Choosing Brake Levers for Different Brake Mechanisms
Brake levers can form part of or be distinct from gear shifters. These levers transmit the force the rider applies to the brakes through hydraulic or mechanical mechanisms. Choose a brake lever compatible with the type of brake mechanism on the mountain bike. In addition, match the mechanical advantage of the lever to the brake to ensure adequate travel and leverage to operate the brakes effectively. Mismatched levers can cause too much or too little mechanical advantage, which makes the brakes overly responsive or under responsive. If in doubt, opt for an exact replacement by searching for original equipment manufacturer (OEM) brake levers using the make and model of your mountain bike.

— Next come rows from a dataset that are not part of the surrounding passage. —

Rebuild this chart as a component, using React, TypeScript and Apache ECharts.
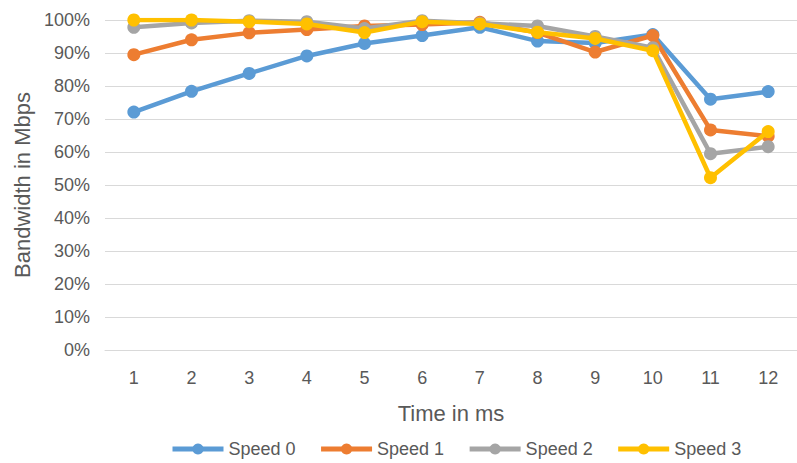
import React, { useEffect, useRef } from "react";
import * as echarts from "echarts";

const categories = ["1", "2", "3", "4", "5", "6", "7", "8", "9", "10", "11", "12"];
const seriesNames = ["Speed 0", "Speed 1", "Speed 2", "Speed 3"];
const speed0 = [72.1, 78.4, 83.8, 89.1, 92.9, 95.3, 97.8, 93.6, 93.0, 95.6, 76.0, 78.3];
const speed1 = [89.5, 94.0, 96.1, 97.1, 98.2, 98.6, 99.3, 96.2, 90.3, 95.3, 66.7, 64.8];
const speed2 = [97.8, 99.1, 99.8, 99.5, 97.4, 99.8, 99.0, 98.2, 95.0, 91.6, 59.5, 61.6];
const speed3 = [100, 100, 99.5, 98.8, 96.2, 99.5, 98.8, 96.3, 94.4, 90.7, 52.2, 66.2];
const colors = ["#5B9BD5", "#ED7D31", "#A5A5A5", "#FFC000"];
const yTicks = { min: 0, max: 100, interval: 10 };

const FONT = "'Liberation Sans', Arial, sans-serif";

export default function App() {
  const ref = useRef<HTMLDivElement>(null);
  useEffect(() => {
    if (!ref.current) return;
    const chart = echarts.init(ref.current, null, { renderer: "svg" });
    const data = [speed0, speed1, speed2, speed3];
    chart.setOption({
      animation: false,
      textStyle: { fontFamily: FONT },
      grid: { left: 105, top: 20, height: 330, width: 704 },
      legend: {
        top: 440,
        left: 170,
        padding: 0,
        itemWidth: 51,
        itemHeight: 14,
        itemGap: 23,
        data: seriesNames,
        lineStyle: { width: 5 },
        textStyle: { fontSize: 18, color: "#595959", fontFamily: FONT },
      },
      xAxis: {
        type: "category",
        data: categories,
        boundaryGap: true,
        axisLine: { show: true, lineStyle: { color: "#D9D9D9", width: 1 } },
        axisTick: { show: false },
        axisLabel: { color: "#595959", fontSize: 18, margin: 19, fontFamily: FONT },
        name: "Time in ms",
        nameLocation: "middle",
        nameGap: 52,
        nameTextStyle: { color: "#595959", fontSize: 22, fontFamily: FONT },
      },
      yAxis: {
        type: "value",
        min: yTicks.min,
        max: yTicks.max,
        interval: yTicks.interval,
        axisLine: { show: false },
        axisTick: { show: false },
        splitLine: { lineStyle: { color: "#D9D9D9", width: 1 } },
        axisLabel: { color: "#595959", fontSize: 18, margin: 15, formatter: "{value}%", fontFamily: FONT },
        name: "Bandwidth in Mbps",
        nameLocation: "middle",
        nameGap: 71,
        nameTextStyle: { color: "#595959", fontSize: 22, fontFamily: FONT },
      },
      series: seriesNames.map((name, i) => ({
        name,
        type: "line",
        data: data[i],
        symbol: "circle",
        symbolSize: 13,
        lineStyle: { width: 4.5, color: colors[i] },
        itemStyle: { color: colors[i] },
        z: 2 + i,
      })),
    });
    return () => chart.dispose();
  }, []);
  return <div ref={ref} style={{ width: 797, height: 463, position: "absolute", left: 0, top: 0 }} />;
}
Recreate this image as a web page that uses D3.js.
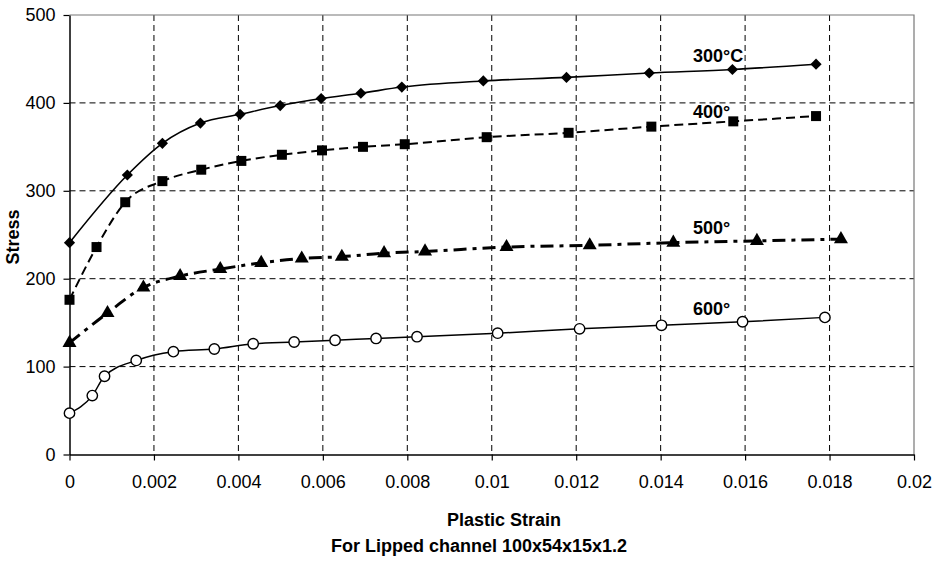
<!DOCTYPE html>
<html>
<head>
<meta charset="utf-8">
<script src="https://cdn.jsdelivr.net/npm/d3@7"></script>
<style>
  body { margin: 0; background: #fff; }
  text { font-family: "Liberation Sans", Arial, sans-serif; fill: #000; }
</style>
</head>
<body>
<svg width="945" height="561"></svg>
<script>
// values
var strain300 = [0, 0.00137, 0.0022, 0.0031, 0.00404, 0.00499, 0.00596, 0.0069, 0.00787, 0.0098, 0.01177, 0.01373, 0.0157, 0.01768];
var stress300 = [241, 318, 354, 377, 387, 397, 405, 411, 418, 425, 429, 434, 438, 444];

var strain400 = [0, 0.00064, 0.00132, 0.0022, 0.00312, 0.00407, 0.00503, 0.00598, 0.00695, 0.00794, 0.00988, 0.01182, 0.01378, 0.01572, 0.01768];
var stress400 = [176, 236, 287, 311, 324, 334, 341, 346, 350, 353, 361, 366, 373, 379, 385];

var strain500 = [0, 0.0009, 0.00175, 0.00262, 0.00357, 0.00454, 0.0055, 0.00645, 0.00745, 0.00842, 0.01035, 0.01232, 0.0143, 0.01628, 0.01827];
var stress500 = [127, 161, 190, 203, 211, 218, 223, 225, 229, 231, 236, 238, 241, 243, 245];

var strain600 = [0, 0.00054, 0.00083, 0.00158, 0.00246, 0.00343, 0.00435, 0.00532, 0.00629, 0.00726, 0.00823, 0.01014, 0.01208, 0.01402, 0.01594, 0.01789];
var stress600 = [47, 67, 89, 107, 117, 120, 126, 128, 130, 132, 134, 138, 143, 147, 151, 156];

var seriesNames = ['300°C', '400°', '500°', '600°'];
var xTicks = [0, 0.002, 0.004, 0.006, 0.008, 0.01, 0.012, 0.014, 0.016, 0.018, 0.02];
var yTicks = [0, 100, 200, 300, 400, 500];

var svg = d3.select('svg');
var plotLeft = 69.5, plotRight = 914, plotTop = 15, plotBottom = 454.5;

var x = d3.scaleLinear().domain([0, 0.02]).range([plotLeft, plotRight]);
var y = d3.scaleLinear().domain([0, 500]).range([plotBottom, plotTop]);

var zip = (xs, ys) => xs.map((v, i) => [v, ys[i]]);

var series = [
    { name: seriesNames[0], data: zip(strain300, stress300), dash: null, width: 1.6, marker: 'diamond', lx: 693, ly: 62 },
    { name: seriesNames[1], data: zip(strain400, stress400), dash: '9,5', width: 2, marker: 'square', lx: 693, ly: 118 },
    { name: seriesNames[2], data: zip(strain500, stress500), dash: '13,6,4,6', width: 3, marker: 'triangle', lx: 693, ly: 234 },
    { name: seriesNames[3], data: zip(strain600, stress600), dash: null, width: 1.5, marker: 'circle', lx: 693, ly: 315 }
];

// grid
svg.append('g')
    .selectAll('line')
    .data(xTicks.slice(1, -1))
    .enter().append('line')
    .attr('x1', d => x(d)).attr('x2', d => x(d))
    .attr('y1', plotTop).attr('y2', plotBottom)
    .attr('stroke', '#000').attr('stroke-width', 1).attr('stroke-dasharray', '6,4');

svg.append('g')
    .selectAll('line')
    .data(yTicks.slice(1, -1))
    .enter().append('line')
    .attr('x1', plotLeft).attr('x2', plotRight)
    .attr('y1', d => y(d)).attr('y2', d => y(d))
    .attr('stroke', '#000').attr('stroke-width', 1).attr('stroke-dasharray', '6,4');

// frame top / right
svg.append('path')
    .attr('d', `M${plotLeft},${plotTop}H${plotRight}V${plotBottom}`)
    .attr('fill', 'none').attr('stroke', '#777').attr('stroke-width', 1.2);

// axes
var xAxis = d3.axisBottom(x).tickValues(xTicks).tickSize(6).tickSizeOuter(0)
    .tickFormat(d => d === 0 ? '0' : String(+d.toFixed(3)));
var gx = svg.append('g').attr('transform', `translate(0,${plotBottom})`).call(xAxis);
gx.select('.domain').attr('stroke', '#000').attr('stroke-width', 1.5);
gx.selectAll('.tick line').attr('stroke', '#000').attr('stroke-width', 1.2);
gx.selectAll('.tick text').attr('dy', '0.71em').attr('y', 21)
    .style('font-size', '18px').style('font-family', '"Liberation Sans", Arial, sans-serif');

var yAxis = d3.axisLeft(y).tickValues(yTicks).tickSize(6).tickSizeOuter(0);
var gy = svg.append('g').attr('transform', `translate(${plotLeft},0)`).call(yAxis);
gy.select('.domain').attr('stroke', '#000').attr('stroke-width', 1.5);
gy.selectAll('.tick line').attr('stroke', '#000').attr('stroke-width', 1.2);
gy.selectAll('.tick text').attr('x', -14)
    .style('font-size', '18px').style('font-family', '"Liberation Sans", Arial, sans-serif');

// lines
var line = d3.line()
    .x(d => x(d[0]))
    .y(d => y(d[1]))
    .curve(d3.curveMonotoneX);

series.forEach(function (s) {
    svg.append('path')
        .datum(s.data)
        .attr('d', line)
        .attr('fill', 'none')
        .attr('stroke', '#000')
        .attr('stroke-width', s.width)
        .attr('stroke-dasharray', s.dash);

    var g = svg.append('g');
    var pts = g.selectAll('.m').data(s.data).enter();
    if (s.marker === 'circle') {
        pts.append('circle')
            .attr('cx', d => x(d[0])).attr('cy', d => y(d[1])).attr('r', 5.2)
            .attr('fill', '#fff').attr('stroke', '#000').attr('stroke-width', 1.4);
    } else {
        var sym = s.marker === 'diamond' ? d3.symbolDiamond2 : s.marker === 'square' ? d3.symbolSquare : d3.symbolTriangle;
        var size = s.marker === 'diamond' ? 80 : s.marker === 'square' ? 100 : 85;
        pts.append('path')
            .attr('transform', d => `translate(${x(d[0])},${y(d[1])})`)
            .attr('d', d3.symbol().type(sym).size(size))
            .attr('fill', '#000');
    }

    svg.append('text')
        .attr('x', s.lx).attr('y', s.ly)
        .style('font-size', '18px').style('font-weight', 'bold')
        .text(s.name);
});

// titles
svg.append('text')
    .attr('transform', 'translate(19,237) rotate(-90)')
    .attr('text-anchor', 'middle')
    .style('font-size', '18px').style('font-weight', 'bold')
    .text('Stress');

svg.append('text')
    .attr('x', 504).attr('y', 526)
    .attr('text-anchor', 'middle')
    .style('font-size', '18px').style('font-weight', 'bold')
    .text('Plastic Strain');

svg.append('text')
    .attr('x', 479).attr('y', 552)
    .attr('text-anchor', 'middle')
    .style('font-size', '18px').style('font-weight', 'bold')
    .text('For Lipped channel 100x54x15x1.2');
</script>
</body>
</html>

Types of Mechanical Brake Levers
Standard-pull or short-pull levers work with calliper brakes, U-brakes, and traditional centre-pull cantilever brakes. Long-pull levers work with direct-pull cantilever brakes, such as Shimano V-Brakes, and most mechanical disc brakes. Direct-pull cantilever brakes require levers with half the mechanical advantage because they have double the mechanical advantage of traditional brakes. Long-pull levers pull the brake cable half as hard, but twice as far as standard pull brake levers. Most mountain bikes come with long pull brake levers. Alternatively, opt for brake levers with adjustable leverage or variable mechanical advantage. You can change these levers from short-pull to long-pull as required.
Hydraulic Brake Levers
Hydraulic brake levers push fluid from the brake reservoir through the brake hose. This moves pistons in the calliper that push the brake pads against the braking system. Mountain bikes rarely have hydraulic brakes. Their mechanical advantage depends on the design of the specific brake system. Check whether the brake levers available are compatible with your bike's brake system and ensure that you include the right brake fluid when buying new brake levers.
Brake Lever Features
Brake lever materials include lightweight yet durable alloys in single-finger or multiple-finger configurations, and you can pick a design that suits your riding style and preferences. The levers should be easy to install and simple to set up. Choose a corrosion-resistant finish for increased durability, and reversible brake levers for added versatility. A mountain bike's handlebar type and the amount of brake cable travel required further influence the suitability of brake levers. Mountain bikes have upright handlebars, and brake levers tend to curve away from the bar for improved clearance. Avoid brake levers designed for drop handlebars because these tend to follow the curve of the handlebars and are unsuitable for mountain bikes.